[noise] Thoughts on semi-deterministic encryption

Brian Warner warner at lothar.com
Wed Aug 27 16:30:12 PDT 2014


I think your approach is sound, although maybe it's a tad pessimistic:
trying hard to survive a situation which is going to cause other
problems anyways. But it's always nice know where you stand when things
start to break down :).

To get semantic security, you either need entropy (for the RNG) or
storage (for a counter). Clocks are a special form of storage, and have
other handy properties when they work, but I don't like to depend upon
them because they'll lead you into temptation. One temptation is to
compare clocks, which is almost always wrong (even if you're only
comparing a server's clock against itself, somebody might have changed
it significantly in the meantime). Another is the danger of subtle
consequences: the admin who sets the clock back a few minutes to make it
accurate is probably not considering the perils of nonce reuse that it
might cause.

So step one is to get non-semantic security: someone who knows a
plaintext can tell if you've just encrypted the same thing, or are
accessing its ciphertext. Even if the attacker doesn't strictly know the
plaintext, they might be able to guess, and then the question is how
much effort it takes to test each guess. We called this the
"partial-information-guessing attack".

Step two is to remove this attack, which we do in Tahoe-LAFS by adding a
"convergence secret" that's randomly generated when your client first
starts up. It's mixed into the key=H(plaintext) function, and lets you
control who can make this guessing attack (and also who you get to
converge storage with) by sharing/not-sharing the secret.

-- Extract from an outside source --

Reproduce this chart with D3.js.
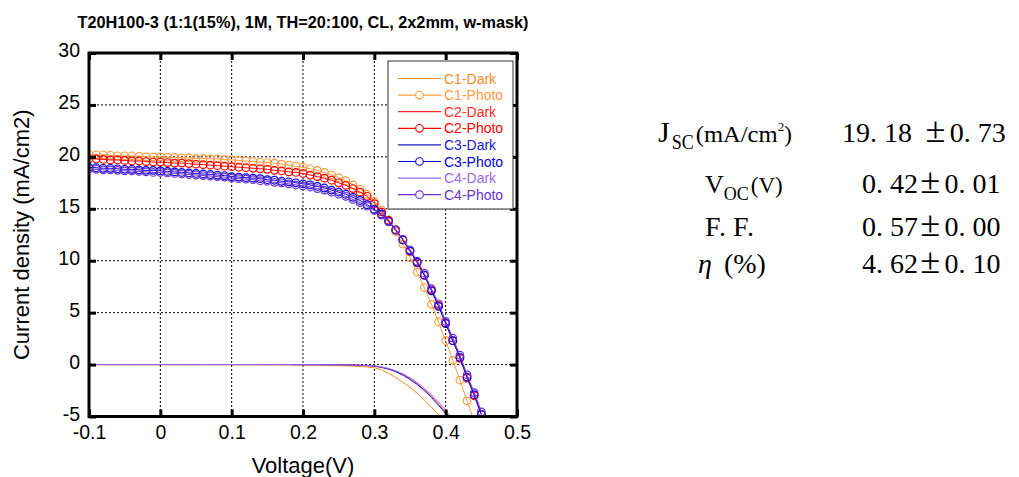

Then step three, if you don't care about convergence, is to get proper
semantic security by using a different convergence secret for each file,
either by using a random nonce (entropy), or a counter (storage), or
time.

But yeah, I think mixing in the entropy with the deterministically
generated (H(plaintext)) key is fine. I'd use HKDF for the mixing, but
it's basically the same as your HMAC scheme. The HKDF paper has some
descriptions of how it's designed to tolerate an attacker controlling
certain inputs (the salt, I think): so maybe you could treat the RNG as
untrusted by passing it as the salt. I think the goal would be for a
computationally-bounded attacker who gets to see everything else to
remain unable to force the encryption key into a particular value.